We kick off this month’s playlist with “Wait At Milano” by the incomparable Tim Barry. It’s a small song with big feelings, and it’s the kind of thing that every single time I hear it, sends me into a spiral. It turned up in a shuffle and the rest of this month’s playlist is informed by the deep, bone-chilling melancholy this song always brings to me.
“Sea Anemone” by Jets To Brazil is a great song to sit alone with, drinking the last two beers in your drafty, empty house, after your wife has left for good. This song, and many like it, were the soundtrack to the end of my first marriage. I’ll never be able to hear it without recalling the exact pitch of the echoes of my heavy sighs in that house in Cleveland Heights.
"Farewell Transmission” is one of those songs that has come around to me many times. I first heard it on a mixtape a friend made for me (likely a CD, actually, but I’m too old to ever think of them as anything other than tapes). It was probably around 2005ish, maybe 2006. I was late to the party on Songs: Ohia in particular and Jason Molina in general, as is my custom. A few years back my friend Dan Sinker was talking about closing down the Punk Planet Magazine office, and how this song was playing when he sealed up the last box and turned out the lights and how it breaks him every time he hears it. I revisited the song after that with this new context and it hits even harder. Mama, here comes midnight with the dead moon in its jaws.
Twenty-four years ago, American Football released 41 minutes of glorious Midwestern emo. The suburban Illinois house on the cover of that album became a touchstone for gloomy lil’ bastards everywhere, and this month the band bought it. I haven’t listened to this album since it came out but when the article about the band buying that house turned up in my feed I threw it back on and yep, it holds up. “Never Meant” is a perfect piece of suburban angst if ever there was one.
“I wish I had a bullet big enough to fuckin’ kill the sun” is the line that kicks off “Hate, Rain On My” by AJJ and uh yeah. Pretty much exactly that, some days. Pretty much exactly fuckin’ that. Sad isn’t uncommon for me, but angry is much more familiar and comfortable.
“Three Summers Strong” is one of my favorite Hot Water Music songs. It’s got stomp and swagger and open wounds and it’s also a great one for drinking by yourself and wondering where you fucked up. “We were locked / we had a lot / at times I’d say we had it all” is one of those lines that hits extra hard when you’re looking backwards. I’ve never quite been able to ask Chuck about this song, even though we’ve been friends for a long damn time. I know who he wrote it about, and I know that relationship is long behind him. Some part of me still wants some detail though, as though I need his closure to complete my own. Fuckin’ weird, I know.
And as long as Chuck & Wollard are here, might as well trot out a little Rumbleseat, an old side project with the two of them plus Samantha Jones. It was a very clear and obvious precursor to the solo work that Chuck would eventually do and every fucking note still holds up. Wollard pulls most of the vocal duty on this one and it always stood out to me. This and “Ragtime” are a good start to pulling this playlist out of a full-on fuckin’ spiral, so let’s do that huh?

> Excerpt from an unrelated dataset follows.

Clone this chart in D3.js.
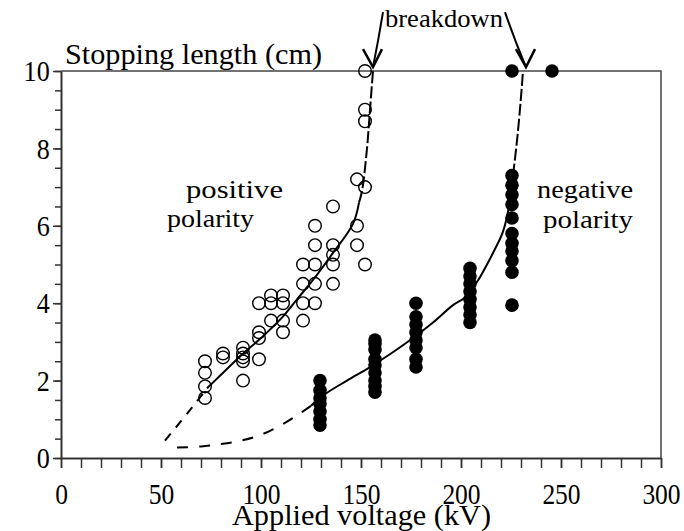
<!DOCTYPE html>
<html>
<head>
<meta charset="utf-8">
<script src="https://cdn.jsdelivr.net/npm/d3@7"></script>
<style>
  body { margin: 0; background: #fff; }
  .chart text { font-family: "Liberation Serif", "Times New Roman", serif; fill: #000; }
</style>
</head>
<body>
<div class="chart"></div>
<script>

// positive polarity (open circles)
var posVoltage = [72,72,72,72, 81,81, 91,91,91,91,91, 99,99,99,99, 105,105,105,
                  111,111,111,111, 121,121,121,121, 127,127,127,127,127,
                  136,136,136,136,136, 148,148,148, 152,152,152,152,152];
var posLength  = [1.55,1.85,2.2,2.5, 2.6,2.7, 2.0,2.5,2.6,2.7,2.85, 2.55,3.1,3.25,4.0, 3.55,4.0,4.2,
                  3.25,3.55,4.0,4.2, 3.55,4.0,4.5,5.0, 4.0,4.5,5.0,5.5,6.0,
                  4.5,5.0,5.25,5.5,6.5, 5.5,6.0,7.2, 5.0,7.0,8.7,9.0,10.0];

// negative polarity (filled circles)
var negVoltage = [129.5,129.5,129.5,129.5,129.5,129.5,129.5,
                  157,157,157,157,157,157,157,157,157,
                  177.5,177.5,177.5,177.5,177.5,177.5,177.5,177.5,
                  204.5,204.5,204.5,204.5,204.5,204.5,204.5,204.5,
                  225.5,225.5,225.5,225.5,225.5,225.5,225.5,225.5,225.5,225.5,225.5,225.5,
                  245.5];
var negLength  = [0.85,1.0,1.2,1.4,1.55,1.75,2.0,
                  1.7,1.85,2.0,2.2,2.4,2.55,2.8,2.95,3.05,
                  2.35,2.55,2.85,3.05,3.25,3.45,3.65,4.0,
                  3.5,3.7,3.9,4.1,4.3,4.5,4.7,4.9,
                  3.95,4.8,5.1,5.35,5.55,5.8,6.2,6.55,6.8,7.05,7.3,10.0,
                  10.0];

// fitted curves, split where the line style changes
var posFitLow  = [[52,0.45],[60,0.95],[67,1.4],[73,1.8]];
var posFitMid  = [[73,1.8],[80,2.15],[90,2.65],[100,3.1],[110,3.6],[118,4.1],[126,4.6],[136,5.3],[146,6.05],[149,6.6]];
var posFitHigh = [[149,6.6],[150.5,6.9],[153,8.0],[154.5,9.0],[156,10]];
var negFitLow  = [[58,0.27],[70,0.3],[80,0.36],[90,0.45],[100,0.6],[110,0.85],[118,1.1],[125,1.35]];
var negFitMid  = [[125,1.35],[132,1.65],[143,2.0],[154.5,2.35],[165,2.7],[176,3.1],[186,3.5],[196,3.95],[202,4.15],[208,4.55],[213,5.0],[217,5.4],[221,5.85],[224,6.5],[226,7.3]];
var negFitHigh = [[226,7.3],[228,8.2],[229.8,9.2],[231,10]];

var xTicks = [0,50,100,150,200,250,300];
var yTicks = [0,2,4,6,8,10];

// breakdown arrows: [text end, tip] in data units
var breakdownArrows = [[[161,10.9],[156,10.1]], [[222,10.9],[232.5,10.1]]];

function StoppingChart(){
    var self = this;
    self.init();
    self.draw();
};

StoppingChart.prototype.init = function(){
    var self = this;
    self.width = 684;
    self.height = 531;

    self.svg = d3.select(".chart").append("svg")
        .attr("width", self.width)
        .attr("height", self.height);

    self.x = d3.scaleLinear().domain([0,300]).range([61,661]);
    self.y = d3.scaleLinear().domain([0,10]).range([458,71]);
};

StoppingChart.prototype.draw = function(){
    var self = this;
    var x = self.x, y = self.y;

    // frame: top and right
    self.svg.append("path")
      .attr("d", "M" + x(0) + "," + y(10) + "H" + x(300) + "V" + y(0))
      .attr("fill", "none")
      .attr("stroke", "#444")
      .attr("stroke-width", 1.5);

    // minor ticks
    self.svg.append("g")
      .attr("transform", "translate(0," + y(0) + ")")
      .call(d3.axisBottom(x).tickValues(d3.range(0, 301, 10)).tickSize(10).tickFormat(""))
      .call(function(g){ g.select(".domain").remove(); })
      .selectAll("line").attr("stroke", "#333").attr("stroke-width", 1.5);

    self.svg.append("g")
      .attr("transform", "translate(" + x(0) + ",0)")
      .call(d3.axisLeft(y).tickValues(d3.range(0, 10.01, 0.5)).tickSize(6).tickFormat(""))
      .call(function(g){ g.select(".domain").remove(); })
      .selectAll("line").attr("stroke", "#333").attr("stroke-width", 1.5);

    // major axes with labels
    var xAxis = self.svg.append("g")
      .attr("transform", "translate(0," + y(0) + ")")
      .call(d3.axisBottom(x).tickValues(xTicks).tickSize(10).tickSizeOuter(0).tickPadding(15));
    var yAxis = self.svg.append("g")
      .attr("transform", "translate(" + x(0) + ",0)")
      .call(d3.axisLeft(y).tickValues(yTicks).tickSize(8).tickSizeOuter(0).tickPadding(5));

    [xAxis, yAxis].forEach(function(g){
      g.select(".domain").attr("stroke", "#333").attr("stroke-width", 2);
      g.selectAll("line").attr("stroke", "#333").attr("stroke-width", 1.5);
      g.selectAll("text")
        .style("font-family", "Liberation Serif, serif")
        .style("font-size", "30px")
        .attr("fill", "#000");
    });
    xAxis.selectAll(".tick text").attr("transform", "scale(0.85,1)").attr("x", 0);
    yAxis.selectAll(".tick text").attr("transform", "scale(0.87,1)");

    // fitted curves
    var line = d3.line()
      .x(function(d){ return x(d[0]); })
      .y(function(d){ return y(d[1]); })
      .curve(d3.curveCatmullRom.alpha(0.5));

    var fits = [
      {pts: posFitLow,  dash: "9,8"},
      {pts: posFitMid,  dash: null},
      {pts: posFitHigh, dash: "12,3"},
      {pts: negFitLow,  dash: "11,11"},
      {pts: negFitMid,  dash: null},
      {pts: negFitHigh, dash: "12,3"}
    ];
    self.svg.selectAll(".fit")
      .data(fits)
      .enter()
      .append("path")
      .attr("class", "fit")
      .attr("d", function(d){ return line(d.pts); })
      .attr("fill", "none")
      .attr("stroke", "#000")
      .attr("stroke-width", 2)
      .attr("stroke-dasharray", function(d){ return d.dash; });

    // data points
    self.svg.selectAll(".pos")
      .data(posVoltage)
      .enter()
      .append("circle")
      .attr("class", "pos")
      .attr("cx", function(d){ return x(d); })
      .attr("cy", function(d,i){ return y(posLength[i]); })
      .attr("r", 6.3)
      .attr("fill", "none")
      .attr("stroke", "#000")
      .attr("stroke-width", 1.4);

    self.svg.selectAll(".neg")
      .data(negVoltage)
      .enter()
      .append("circle")
      .attr("class", "neg")
      .attr("cx", function(d){ return x(d); })
      .attr("cy", function(d,i){ return y(negLength[i]); })
      .attr("r", 6.8)
      .attr("fill", "#000");

    // labels
    self.svg.append("text")
      .attr("x", 65).attr("y", 64)
      .attr("textLength", 257).attr("lengthAdjust", "spacingAndGlyphs")
      .style("font-size", "30px")
      .text("Stopping length (cm)");

    self.svg.append("text")
      .attr("x", 232).attr("y", 525)
      .attr("textLength", 259).attr("lengthAdjust", "spacingAndGlyphs")
      .style("font-size", "29px")
      .text("Applied voltage (kV)");

    self.svg.append("text")
      .attr("x", 385).attr("y", 27)
      .attr("textLength", 118).attr("lengthAdjust", "spacingAndGlyphs")
      .style("font-size", "25px")
      .text("breakdown");

    var notes = [
      {t: "positive", x: 186, y: 198, w: 97},
      {t: "polarity", x: 167, y: 227, w: 87},
      {t: "negative", x: 537, y: 198, w: 96},
      {t: "polarity", x: 543, y: 228, w: 90}
    ];
    self.svg.selectAll(".note")
      .data(notes)
      .enter()
      .append("text")
      .attr("class", "note")
      .attr("x", function(d){ return d.x; })
      .attr("y", function(d){ return d.y; })
      .attr("textLength", function(d){ return d.w; })
      .attr("lengthAdjust", "spacingAndGlyphs")
      .style("font-size", "26px")
      .text(function(d){ return d.t; });

    // breakdown arrows
    breakdownArrows.forEach(function(a){
      var x0 = x(a[0][0]), y0 = y(a[0][1]) - 24;
      var x1 = x(a[1][0]), y1 = y(a[1][1]);
      self.svg.append("path")
        .attr("d", "M" + x0 + "," + y0 + "Q" + (x0 + (x1 - x0) * 0.45) + "," + ((y0 + y1) / 2) + " " + x1 + "," + y1)
        .attr("fill", "none")
        .attr("stroke", "#000")
        .attr("stroke-width", 2);
      self.svg.append("path")
        .attr("d", "M" + (x1 - 10) + "," + (y1 - 18) + "L" + x1 + "," + y1 + "L" + (x1 + 9) + "," + (y1 - 18))
        .attr("fill", "none")
        .attr("stroke", "#000")
        .attr("stroke-width", 2.5);
    });
};

var chart = new StoppingChart();
</script>
</body>
</html>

I would love to say that I’ve been a Neko Case fan since the beginning but I’m just not that cool. I came to the song “Ragtime” because, oh hey, there’s my buddy Dan again…he posted this line somewhere or other:
”I'll reveal myself when I'm ready / I'll reveal myself invincible soon”
And man, sometimes shit just hits, you know? This hit. It hit hard. I tracked down the song he was talking about and really liked it, and then I started digging into the rest of her work and there’s a lot of great stuff there but this song will forever be “my Doctor”, the one that brought me to it.
Dinosaur Jr. covering “Just Like Heaven” might just be the thing that sends next month’s playlist into “all covers” mode. Aside from being a gloriously upbeat song by The Cure, what the Dinosaur Jr. gang brings to this song is a sense of reckless, wanton joy that, when tinged with the little bit of gloom that even the most cheery Cure song possesses, turns this into one of the absolute best covers you’ve ever heard. That the song ends so abruptly is the saddest thing about it, really, and more than once I’ve found myself just straight up looping it a couple more times.
There you go. Hope you enjoy everything on this month’s playlist. I know it’s a gloomy one but hey, I’m feeling gloomy lately.